>> Begin Given records

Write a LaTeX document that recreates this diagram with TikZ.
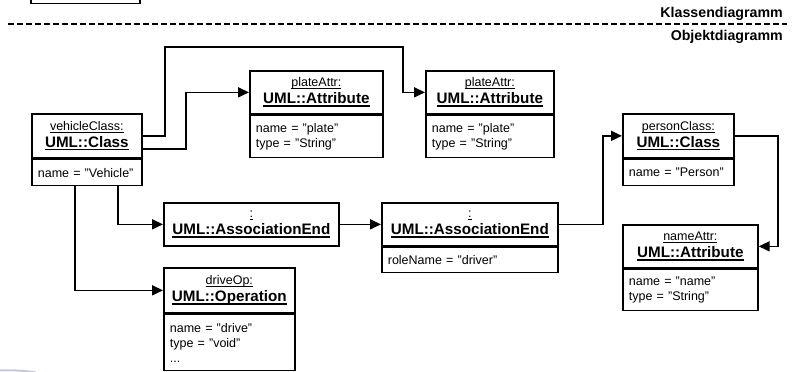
\documentclass[tikz,border=0pt]{standalone}
\usepackage{fontspec}
\setmainfont{Liberation Sans}
\usetikzlibrary{arrows.meta}

% underlined object names and bold underlined type names
\newsavebox\ulbox
\newcommand\ulname[1]{\leavevmode\sbox\ulbox{#1}\rlap{\rule[-2.2pt]{\wd\ulbox}{0.8pt}}\usebox\ulbox}
\newcommand\ultitle[1]{\leavevmode\sbox\ulbox{\fontsize{15.2}{17}\selectfont\bfseries #1}\rlap{\rule[-3pt]{\wd\ulbox}{1.5pt}}\usebox\ulbox}

\tikzset{
  hdr/.style={draw, line width=1.7pt, anchor=north west, inner sep=0pt,
    align=center, font=\fontsize{12.5}{17}\selectfont},
  attr/.style={draw, line width=1.7pt, anchor=north west, inner xsep=6pt,
    inner ysep=0pt, align=left, font=\fontsize{12.5}{15}\selectfont},
  conn/.style={line width=1.7pt, -{Triangle[length=11pt,width=10pt]}},
  sect/.style={anchor=east, inner sep=0pt, font=\fontsize{14.2}{16}\selectfont\bfseries},
}

\begin{document}
\begin{tikzpicture}[x=1pt,y=-1pt]
\useasboundingbox (0,0) rectangle (795,372);
\clip (0,0) rectangle (795,372);

% remnant of a class box above the separator
\draw[line width=1.4pt] (31,-10) rectangle (140,3.5);

% separator between class and object diagram
\draw[line width=1.7pt, dash pattern=on 6pt off 3pt] (8,24) -- (787,24);
\node[sect] (kd) at (783,14) {Klassendiagramm};
\node[sect] (od) at (783,37) {Objektdiagramm};

% objects
\node[hdr, text width=110pt, minimum height=44pt] (vc) at (31,113)
  {\ulname{vehicleClass:}\\\ultitle{UML::Class}};
\node[attr, text width=98pt, minimum height=26pt] (vca) at (vc.south west)
  {name = "Vehicle"};

\node[hdr, text width=133pt, minimum height=43pt] (pa1) at (249,70)
  {\ulname{plateAttr:}\\\ultitle{UML::Attribute}};
\node[attr, text width=121pt, minimum height=42pt] (pa1a) at (pa1.south west)
  {name = "plate"\\type = "String"};

\node[hdr, text width=128pt, minimum height=43pt] (pa2) at (425,70)
  {\ulname{plateAttr:}\\\ultitle{UML::Attribute}};
\node[attr, text width=116pt, minimum height=42pt] (pa2a) at (pa2.south west)
  {name = "plate"\\type = "String"};

\node[hdr, text width=111pt, minimum height=44pt] (pc) at (622,113)
  {\ulname{personClass:}\\\ultitle{UML::Class}};
\node[attr, text width=99pt, minimum height=26pt] (pca) at (pc.south west)
  {name = "Person"};

\node[hdr, text width=135pt, minimum height=43pt] (na) at (622,224)
  {\ulname{nameAttr:}\\\ultitle{UML::Attribute}};
\node[attr, text width=123pt, minimum height=41pt] (naa) at (na.south west)
  {name = "name"\\type = "String"};

\node[hdr, text width=175pt, minimum height=43pt] (ae1) at (163,202)
  {\ulname{:}\\\ultitle{UML::AssociationEnd}};

\node[hdr, text width=176pt, minimum height=43pt] (ae2) at (381,202)
  {\ulname{:}\\\ultitle{UML::AssociationEnd}};
\node[attr, text width=164pt, minimum height=25pt] (ae2a) at (ae2.south west)
  {roleName = "driver"};

\node[hdr, text width=131pt, minimum height=45pt] (do) at (163,267)
  {\ulname{driveOp:}\\\ultitle{UML::Operation}};
\node[attr, text width=119pt, minimum height=56pt] (doa) at (do.south west)
  {name = "drive"\\type = "void"\\...};

% links
\draw[conn] (vc.east) -- ++(22,0) |- (403,47) |- (pa2.west);
\draw[conn] ([yshift=-13pt]vc.east) -- ++(43,0) |- (pa1.west);
\draw[conn] ([xshift=87pt]vca.south west) |- (ae1.west);
\draw[conn] ([xshift=44pt]vca.south west) |- (do.west);
\draw[conn] (ae1.east) -- (ae2.west);
\draw[conn] (ae2.east) -- ++(44,0) |- (pc.west);
\draw[conn] (pc.east) -- ++(43,0) |- (na.east);

% faint stroke at the lower left corner
\draw[line width=2pt, color={rgb,255:red,200;green,200;blue,220}]
  (-2,370.5) .. controls (12,370) and (24,370.5) .. (36,372.5);
\end{tikzpicture}
\end{document}
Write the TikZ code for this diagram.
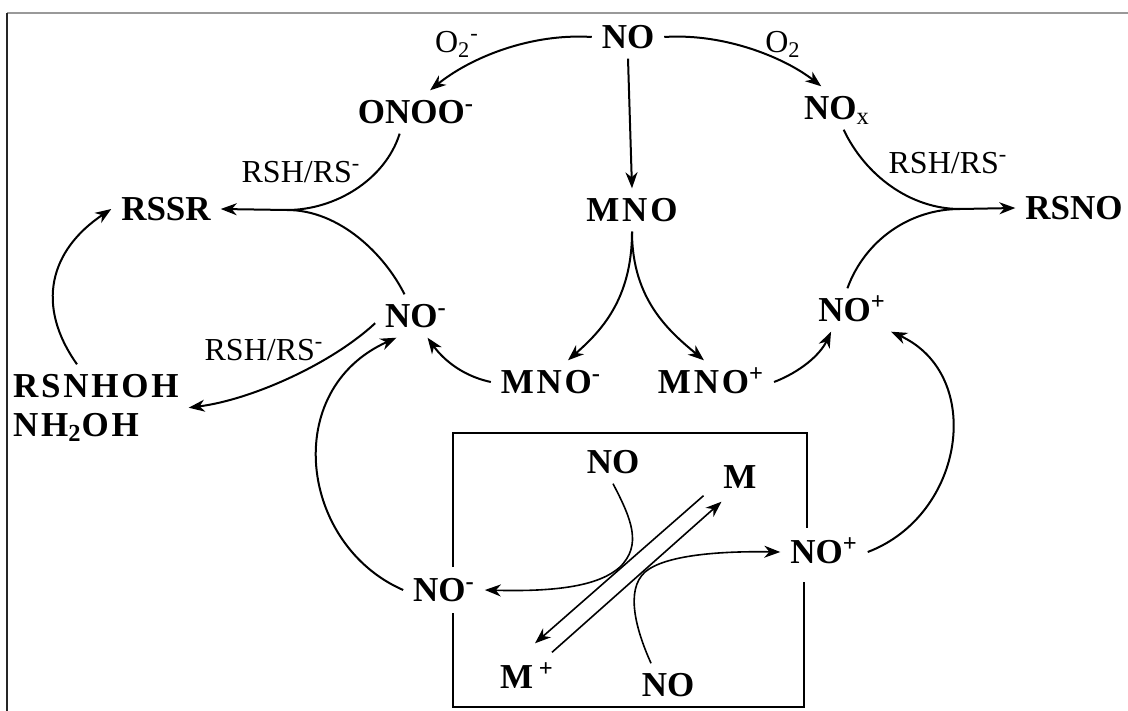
\documentclass[tikz,border=0pt]{standalone}
\usepackage{fontspec}
\setmainfont{Liberation Serif}
\usetikzlibrary{arrows.meta}
\newcommand{\wide}[1]{{\addfontfeatures{LetterSpace=8}#1}}
\tikzset{
	species/.style={font=\fontsize{17.5}{20}\selectfont\bfseries, inner sep=0pt, outer sep=5pt, text height=11.7pt, text depth=0pt},
	reagent/.style={font=\fontsize{16}{18}\selectfont, inner sep=0pt, text height=10.6pt, text depth=0pt},
	rxn/.style={line width=1pt, -{Stealth[length=8pt,width=6pt,inset=2.5pt]}},
	plain/.style={line width=1pt},
	inbox/.style={line width=0.8pt, -{Stealth[length=8pt,width=6pt,inset=2.5pt]}},
	frame/.style={line width=0.8pt}
}
\begin{document}
\begin{tikzpicture}[x=0.5pt,y=-0.5pt]
	\useasboundingbox (0,0) rectangle (1128,711);
	\draw[black!40, line width=0.9pt] (7,13) -- (1128,13);
	\draw[black!85, line width=0.9pt] (7,13) -- (7,711);

	\node[species] (noTop) at (628,37) {NO};
	\node[species] (onoo) at (416,112) {ONOO\textsuperscript{-}};
	\node[species] (nox) at (837,108) {NO\textsubscript{\mdseries x}};
	\node[species] (rssr) at (166,209) {RSSR};
	\node[species] (mno) at (632,210) {\wide{MNO}};
	\node[species] (rsno) at (1074,208) {RSNO};
	\node[species] (noM) at (416,316) {NO\textsuperscript{-}};
	\node[species] (nopM) at (852,310) {NO\textsuperscript{+}};
	\node[species] (mnoM) at (551,382) {\wide{MNO}\textsuperscript{-}};
	\node[species] (mnoP) at (711,382) {\wide{MNO}\textsuperscript{+}};
	\node[species, anchor=west] (rsnhoh) at (3,386) {\wide{RSNHOH}};
	\node[species, anchor=west] (nhoh) at (3,425) {\wide{NH\textsubscript{2}OH}};
	\node[species] (nt) at (613,462) {NO};
	\node[species] (boxM) at (740,477) {M};
	\node[species] (noR) at (824,552) {NO\textsuperscript{+}};
	\node[species] (noL) at (444,590) {NO\textsuperscript{-}};
	\node[species] (mp) at (527,677) {M\,\textsuperscript{+}};
	\node[species] (nb) at (668,685) {NO};

	\node[reagent] (o2m) at (457,42) {O\textsubscript{2}\textsuperscript{-}};
	\node[reagent] (o2) at (783,42) {O\textsubscript{2}};
	\node[reagent] (rshA) at (301,172) {RSH/RS\textsuperscript{-}};
	\node[reagent] (rshB) at (948,163) {RSH/RS\textsuperscript{-}};
	\node[reagent] (rshC) at (264,350) {RSH/RS\textsuperscript{-}};

	\coordinate (mergeL) at (287,210);
	\coordinate (mergeR) at (960,209);

	\draw[rxn] (noTop.west) .. controls (530,33) and (470,58) .. (onoo.57);
	\draw[rxn] (noTop.east) .. controls (725,33) and (785,58) .. (nox.126);
	\draw[rxn] (noTop.south) -- (mno.north);
	\draw[rxn] (onoo.233) .. controls (385,180) and (335,210) .. (mergeL) -- (rssr.east);
	\draw[plain] (noM.118) .. controls (385,255) and (340,210) .. (mergeL);
	\draw[rxn] (nox.-73) .. controls (865,175) and (910,209) .. (mergeR) -- (rsno.west);
	\draw[plain] (nopM.102) .. controls (865,240) and (910,209) .. (mergeR);
	\draw[rxn] (rsnhoh.131) .. controls (35,305) and (50,250) .. (rssr.west);
	\draw[rxn] (noM.190) .. controls (330,365) and (250,400) .. (rsnhoh.south east);
	\draw[rxn] (noL.west) .. controls (300,545) and (280,390) .. (noM.228);
	\draw[rxn] (mnoM.west) .. controls (458,375) and (440,355) .. (noM.298);
	\draw[rxn] (mno.south) .. controls (632,300) and (600,332) .. (mnoM.52);
	\draw[rxn] (mno.south) .. controls (632,300) and (670,332) .. (mnoP.108);
	\draw[rxn] (mnoP.east) .. controls (800,372) and (820,355) .. (nopM.226);
	\draw[rxn] (noR.east) .. controls (965,515) and (985,375) .. (nopM.-29);

	\draw[frame] (453,567) -- (453,433) -- (807,433) -- (807,528);
	\draw[frame] (453,613) -- (453,707) -- (804,707) -- (804,582);
	\draw[inbox] (nt.south) .. controls (632,520) and (642,545) .. (620,567) .. controls (600,585) and (560,592) .. (noL.east);
	\draw[inbox] (nb.128) .. controls (636,630) and (625,590) .. (645,572) .. controls (665,555) and (720,551) .. (noR.west);
	\draw[inbox] ([shift={(-10,-3)}]boxM.south west) -- ([shift={(8,-12)}]mp.north);
	\draw[inbox] ([shift={(25,-3)}]mp.north) -- ([shift={(8,3)}]boxM.south west);
\end{tikzpicture}
\end{document}
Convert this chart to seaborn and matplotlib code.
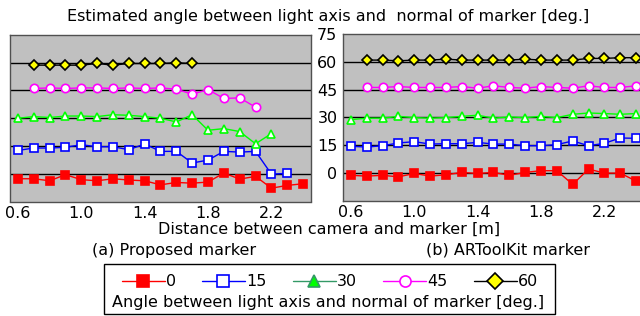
import numpy as np
import pandas as pd
import seaborn as sns
import matplotlib
matplotlib.use("Agg")
import matplotlib.pyplot as plt
from matplotlib.lines import Line2D
from matplotlib.patches import Rectangle

nan = np.nan

# distance between camera and marker [m]
dist = [0.6, 0.7, 0.8, 0.9, 1.0, 1.1, 1.2, 1.3, 1.4, 1.5,
        1.6, 1.7, 1.8, 1.9, 2.0, 2.1, 2.2, 2.3, 2.4]

# (a) proposed marker - estimated angle [deg.]
prop_0 = [-2.7, -2.7, -3.8, -0.5, -3.2, -3.8, -2.7, -3.4, -3.8, -6.0,
          -4.7, -5.1, -4.5, 0.4, -2.9, -1.4, -7.8, -6.3, -5.4]
prop_15 = [12.6, 13.9, 13.9, 14.3, 15.7, 14.6, 14.6, 13.0, 16.1, 12.1,
           12.1, 5.8, 7.4, 12.1, 11.7, 12.1, -0.2, 0.2, nan]
prop_30 = [30.0, 30.9, 30.4, 31.2, 31.2, 30.9, 31.9, 31.6, 30.9, 30.0,
           28.0, 31.9, 23.5, 24.4, 22.8, 16.2, 21.7, nan, nan]
prop_45 = [nan, 46.1, 46.4, 46.1, 46.4, 46.4, 46.1, 46.4, 46.1, 46.4,
           45.7, 43.0, 45.5, 40.7, 41.0, 36.0, nan, nan, nan]
prop_60 = [nan, 58.7, 58.7, 58.7, 58.7, 59.6, 58.7, 59.6, 59.6, 59.6,
           60.0, 59.6, nan, nan, nan, nan, nan, nan, nan]

# (b) ARToolKit marker - estimated angle [deg.]
art_0 = [-1.4, -1.8, -1.4, -2.2, -0.4, -1.8, -1.1, 0.2, -0.4, 0.2,
         -1.4, 0.2, 1.1, 1.1, -6.3, 2.0, -0.2, -0.2, -4.5]
art_15 = [14.3, 13.9, 14.6, 16.1, 16.8, 15.5, 15.7, 15.7, 16.4, 15.5,
          15.5, 14.6, 14.6, 15.2, 17.2, 14.6, 15.9, 18.8, 18.6]
art_30 = [28.7, 29.5, 29.5, 30.5, 29.8, 29.5, 29.8, 30.5, 31.1, 29.5,
          30.2, 29.8, 30.5, 29.8, 31.6, 32.3, 32.0, 31.6, 32.0]
art_45 = [nan, 46.1, 46.1, 46.6, 46.1, 46.1, 46.1, 46.6, 45.7, 47.0,
          46.1, 45.7, 46.6, 46.1, 45.7, 47.0, 46.1, 46.1, 47.0]
art_60 = [nan, 60.9, 60.9, 60.5, 60.9, 60.9, 61.4, 60.9, 60.9, 60.9,
          60.9, 61.4, 60.9, 60.9, 60.9, 61.8, 61.8, 62.2, 62.2]

labels = ["0", "15", "30", "45", "60"]
tick_labels = {0.6: "0.6", 1.0: "1.0", 1.4: "1.4", 1.8: "1.8", 2.2: "2.2"}

# marker styles per series: marker, line color, edge color, face color
styles = [
    ("s", "#ff0000", "#ff0000", "#ff0000"),
    ("s", "#0000ff", "#0000ff", "white"),
    ("^", "#00ff00", "#00ff00", "white"),
    ("o", "#ff00ff", "#ff00ff", "white"),
    ("D", "#000000", "#000000", "#ffff00"),
]

sns.set_style("white")
plt.rcParams["font.family"] = ["DejaVu Sans"]
plt.rcParams["text.color"] = "black"
plt.rcParams["xtick.color"] = "black"
plt.rcParams["ytick.color"] = "black"
FS = 11.5

fig = plt.figure(figsize=(6.4, 3.16), dpi=100)
ax1 = fig.add_axes([10 / 640, 1 - 201.5 / 316, 301 / 640, 166.5 / 316])
ax2 = fig.add_axes([343 / 640, 1 - 200.5 / 316, 301 / 640, 166.5 / 316])


def draw(ax, series):
    ax.set_facecolor("#c0c0c0")
    for y in [0, 15, 30, 45, 60]:
        ax.axhline(y, color="black", lw=1, zorder=1)
    for vals, (m, lc, ec, fc) in zip(series, styles):
        df = pd.DataFrame({"dist": dist, "angle": vals}).dropna()
        ms = 6 if m != "D" else 5.5
        sns.lineplot(data=df, x="dist", y="angle", ax=ax, color=lc, lw=1,
                     marker=m, markersize=ms, markeredgecolor=ec,
                     markerfacecolor=fc, markeredgewidth=1.2, zorder=3)
    ax.set_xlim(0.55, 2.45)
    ax.set_ylim(-15, 75)
    ax.set_xticks(dist)
    ax.set_xticklabels([tick_labels.get(d, "") for d in dist], fontsize=FS)
    ax.tick_params(axis="x", direction="in", length=4, width=1,
                   color="#404040", labelcolor="black", pad=3)
    ax.set_yticks([0, 15, 30, 45, 60, 75])
    ax.set_xlabel("")
    ax.set_ylabel("")
    for s in ax.spines.values():
        s.set_color("#505050")
        s.set_linewidth(1)


draw(ax1, [prop_0, prop_15, prop_30, prop_45, prop_60])
draw(ax2, [art_0, art_15, art_30, art_45, art_60])
ax1.tick_params(axis="y", length=0, labelleft=False)
ax2.tick_params(axis="y", length=0, labelsize=FS, labelcolor="black", pad=4)

fig.text(0.5125, 0.949, "Estimated angle between light axis and  normal of marker [deg.]",
         ha="center", va="center", fontsize=FS, color="black")
fig.text(0.514, 1 - 229 / 316, "Distance between camera and marker [m]",
         ha="center", va="center", fontsize=FS, color="black")
fig.text(174 / 640, 1 - 250 / 316, "(a) Proposed marker",
         ha="center", va="center", fontsize=FS, color="black")
fig.text(508 / 640, 1 - 250 / 316, "(b) ARToolKit marker",
         ha="center", va="center", fontsize=FS, color="black")

# legend
leg_face = ["#ff0000", "white", "#00ff00", "white", "#ffff00"]
leg_line = ["#ff0000", "#0000ff", "#339966", "#ff00ff", "#000000"]
leg_edge = ["#ff0000", "#0000ff", "#339966", "#ff00ff", "#000000"]
handles = [Line2D([], [], color=lc, lw=1, marker=st[0], markersize=8,
                  markerfacecolor=fc, markeredgecolor=ec, markeredgewidth=1.2)
           for st, lc, fc, ec in zip(styles, leg_line, leg_face, leg_edge)]
leg = fig.legend(handles, labels, ncol=5, loc="center",
                 bbox_to_anchor=(330 / 640, 1 - 282 / 316), frameon=False,
                 fontsize=FS, handlelength=2.7, handletextpad=0.1,
                 columnspacing=1.6, borderpad=0)
for t in leg.get_texts():
    t.set_color("black")
fig.text(328 / 640, 1 - 302 / 316,
         "Angle between light axis and normal of marker [deg.]",
         ha="center", va="center", fontsize=FS, color="black")
fig.patches.append(Rectangle((104 / 640, 1 - 314 / 316), 451 / 640, 50 / 316,
                             transform=fig.transFigure, fill=False,
                             edgecolor="black", lw=1))

fig.savefig("out.png", dpi=100)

>> End Given records

**The task:**
Output exactly the lines above, from the line with "Write the TikZ code for this diagram." to the line with "(7,13) -- (7,711);", both included; skip the pictures.

**Answer to this exercise:**
Write the TikZ code for this diagram.
\documentclass[tikz,border=0pt]{standalone}
\usepackage{fontspec}
\setmainfont{Liberation Serif}
\usetikzlibrary{arrows.meta}
\newcommand{\wide}[1]{{\addfontfeatures{LetterSpace=8}#1}}
\tikzset{
	species/.style={font=\fontsize{17.5}{20}\selectfont\bfseries, inner sep=0pt, outer sep=5pt, text height=11.7pt, text depth=0pt},
	reagent/.style={font=\fontsize{16}{18}\selectfont, inner sep=0pt, text height=10.6pt, text depth=0pt},
	rxn/.style={line width=1pt, -{Stealth[length=8pt,width=6pt,inset=2.5pt]}},
	plain/.style={line width=1pt},
	inbox/.style={line width=0.8pt, -{Stealth[length=8pt,width=6pt,inset=2.5pt]}},
	frame/.style={line width=0.8pt}
}
\begin{document}
\begin{tikzpicture}[x=0.5pt,y=-0.5pt]
	\useasboundingbox (0,0) rectangle (1128,711);
	\draw[black!40, line width=0.9pt] (7,13) -- (1128,13);
	\draw[black!85, line width=0.9pt] (7,13) -- (7,711);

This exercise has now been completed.